A playwright, author, musician, and multilingual speaker, Tomson Highway is an award-winning and multi-talented Aboriginal artist. Highway has also found time to complement these great accomplishments with his work as a social worker, native artistic director, adjunct professor, and world traveller.
Bree-Anna Roberston is a self advocate from Prince George, BC. Bree-Anna has traveled around the world speaking about self determination and her own life, including the supports she receives through her micro-board. She recently addressed the World Congress of the International Association for the Scientific Study of Intellectual and Developmental Disabilities in Melbourne, Australia. Bree-Anna also presented at the 2014 International Association for the Scientific Study of Intellectual and Developmental Disabilities Conference in Vienna and at the Zero Project in 2015, also in Vienna.
Sally Armstrong is a Canadian human rights activist, journalist and author. She has covered stories in zones of conflict all over the world. From Bosnia and Somalia to Congo and Afghanistan, her eyewitness reports have earned her the Amnesty International Media Award three times over, as well as acclaim all over the world. Armstrong shares her experiences reporting from the front lines and imparts her audiences with the lessons she’s learned from the battlefields surrounding the complexities of “human rights” versus “human wrongs.”
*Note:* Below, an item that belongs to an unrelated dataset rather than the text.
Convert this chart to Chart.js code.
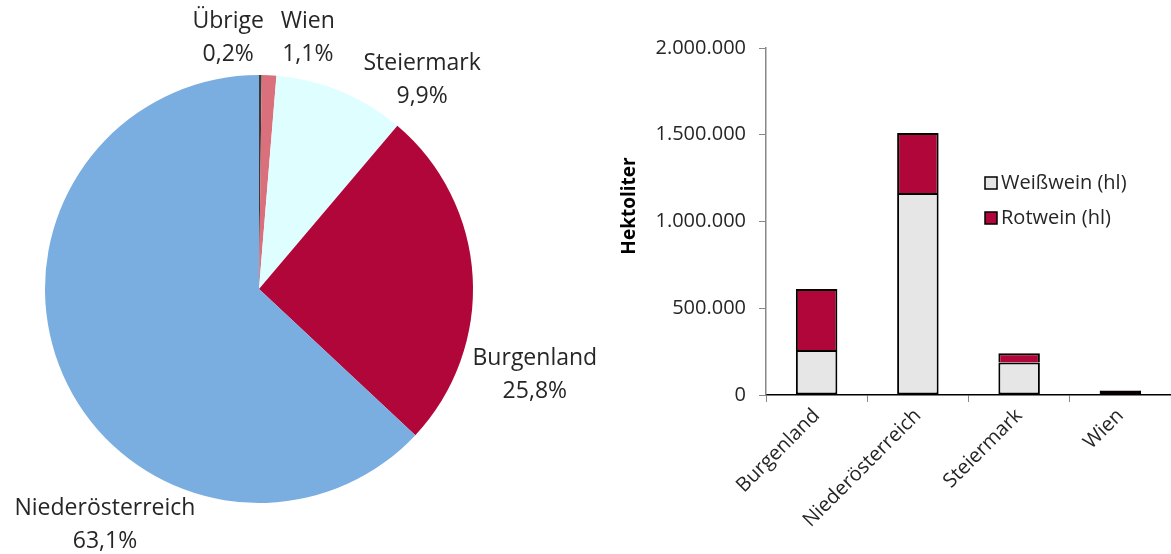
<!DOCTYPE html>
<html><head><meta charset="utf-8">
<script src="https://cdn.jsdelivr.net/npm/chart.js@4.4.1/dist/chart.umd.min.js"></script>
<style>
html,body{margin:0;padding:0;background:#fff;width:1171px;height:554px;overflow:hidden;}
#pieWrap{position:absolute;left:0;top:0;width:600px;height:554px;}
#barWrap{position:absolute;left:600px;top:0;width:571px;height:554px;}
</style></head><body>
<div id="pieWrap"><canvas id="pie" width="600" height="554"></canvas></div>
<div id="barWrap"><canvas id="bar" width="571" height="554"></canvas></div>
<script>
// ---- data ----
const pieLabels = ['Übrige', 'Wien', 'Steiermark', 'Burgenland', 'Niederösterreich'];
const pieShares = [0.2, 1.1, 9.9, 25.8, 63.1];
const regions = ['Burgenland', 'Niederösterreich', 'Steiermark', 'Wien'];
const weisswein = [259000, 1164000, 188000, 25000];
const rotwein = [352000, 346000, 52000, 3000];
const yTickValues = [0, 500000, 1000000, 1500000, 2000000];
const seriesNames = ['Weißwein (hl)', 'Rotwein (hl)'];
const yAxisTitle = 'Hektoliter';

// ---- styles ----
const FONT = "'Open Sans', 'DejaVu Sans', sans-serif";
const pieColors = ['#3a3a3a', '#d9707b', '#dffeff', '#b0063a', '#7aaee0'];
const barColors = ['#e6e6e6', '#b0063a'];
const TEXT = '#262626';
// label placement around pie: angle (deg clockwise from top), distance as factor of radius
const pieLabelPlacement = [
  {a: -7, d: 1.18}, {a: 11, d: 1.195}, {a: 38, d: 1.238}, {a: 107.3, d: 1.35}, {a: 213.1, d: 1.318}
];

const fmt = v => String(Math.round(v)).replace(/\B(?=(\d{3})+(?!\d))/g, '.');
const fmtPct = v => v.toFixed(1).replace('.', ',') + '%';

const pieLabelPlugin = {
  id: 'pieLabels',
  afterDraw(chart) {
    const ctx = chart.ctx;
    const meta = chart.getDatasetMeta(0);
    ctx.save();
    ctx.font = "23px " + FONT;
    ctx.fillStyle = TEXT;
    ctx.textAlign = 'center';
    ctx.textBaseline = 'middle';
    meta.data.forEach((arc, i) => {
      const p = arc.getProps(['x', 'y', 'outerRadius'], true);
      const pl = pieLabelPlacement[i];
      const ang = pl.a * Math.PI / 180;
      const cx = p.x + Math.sin(ang) * p.outerRadius * pl.d;
      const cy = p.y - Math.cos(ang) * p.outerRadius * pl.d;
      ctx.fillText(chart.data.labels[i], cx, cy - 16.5);
      ctx.fillText(fmtPct(chart.data.datasets[0].data[i]), cx, cy + 16.5);
    });
    ctx.restore();
  }
};

new Chart(document.getElementById('pie'), {
  type: 'pie',
  data: {
    labels: pieLabels,
    datasets: [{ data: pieShares, backgroundColor: pieColors, borderWidth: 0 }]
  },
  options: {
    responsive: false,
    animation: false,
    devicePixelRatio: 1,
    layout: { padding: { left: 45, top: 75, right: 127, bottom: 51 } },
    plugins: { legend: { display: false }, tooltip: { enabled: false } }
  },
  plugins: [pieLabelPlugin]
});

const legendPlugin = {
  id: 'customLegend',
  afterDraw(chart) {
    const ctx = chart.ctx;
    const ca = chart.chartArea;
    const x0 = ca.left + 219, y0 = ca.top + 135, gap = 35, box = 12;
    ctx.save();
    ctx.font = "20px " + FONT;
    ctx.textBaseline = 'middle';
    ctx.textAlign = 'left';
    chart.data.datasets.forEach((ds, i) => {
      const y = y0 + i * gap;
      ctx.fillStyle = ds.backgroundColor;
      ctx.fillRect(x0, y - box / 2, box, box);
      ctx.strokeStyle = '#000';
      ctx.lineWidth = 1.5;
      ctx.strokeRect(x0, y - box / 2, box, box);
      ctx.fillStyle = TEXT;
      ctx.fillText(ds.label, x0 + box + 4, y);
    });
    // y-axis title
    ctx.save();
    ctx.translate(30, ca.top + 158);
    ctx.rotate(-Math.PI / 2);
    ctx.font = "bold 19px " + FONT;
    ctx.fillStyle = '#000';
    ctx.textAlign = 'center';
    ctx.fillText(yAxisTitle, 0, 0);
    ctx.restore();
    ctx.restore();
  }
};

new Chart(document.getElementById('bar'), {
  type: 'bar',
  data: {
    labels: regions,
    datasets: [
      { label: seriesNames[0], data: weisswein, backgroundColor: barColors[0], borderColor: '#000', borderWidth: 2, borderSkipped: false },
      { label: seriesNames[1], data: rotwein, backgroundColor: barColors[1], borderColor: '#000', borderWidth: 2, borderSkipped: 'start' }
    ]
  },
  options: {
    responsive: false,
    animation: false,
    devicePixelRatio: 1,
    datasets: { bar: { categoryPercentage: 1, barPercentage: 0.41 } },
    layout: { padding: { top: 48, right: 0, bottom: 0, left: 0 } },
    plugins: { legend: { display: false }, tooltip: { enabled: false } },
    scales: {
      x: {
        stacked: true,
        grid: { display: true, drawOnChartArea: false, drawTicks: true, tickLength: 7, color: '#888', offset: true },
        border: { color: '#000', width: 1.5 },
        ticks: { minRotation: 45, maxRotation: 45, autoSkip: false, color: TEXT, padding: 2, font: { family: FONT, size: 20 } },
        afterFit(s) { s.height = 159; }
      },
      y: {
        stacked: true,
        min: 0, max: 2000000,
        afterBuildTicks(s) { s.ticks = yTickValues.map(v => ({ value: v })); },
        grid: { display: true, drawOnChartArea: false, drawTicks: true, tickLength: 7, color: '#888' },
        border: { color: '#888', width: 1.5 },
        ticks: { color: TEXT, padding: 13, font: { family: FONT, size: 20 }, callback: v => fmt(v) },
        title: { display: false },
        afterFit(s) { s.width = 166; }
      }
    }
  },
  plugins: [legendPlugin]
});
</script>
</body></html>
Armstrong is a former member of the International Women’s Commission at the UN and a member of the Order of Canada. She is also the recipient of ten honorary doctorate degrees.
Symbia Barnaby is a woman of Mi’kmaq/Haida decent. She is a single mother of six children (three of which have special needs), a story teller and a Licensed Practical Nurse team lead at a complex care facility. She is an avid advocate for her children and has help others in her community to find their voices. She was one of the main organizers for the First Annual Autism Walk and the First Annual Missing and Murdered Indigenous Women’s Memorial Vigil in her community of Prince Rupert, B.C. She brings with her experiences from many different lenses; Indigenous woman, mother, daughter, sister, client, and service provider.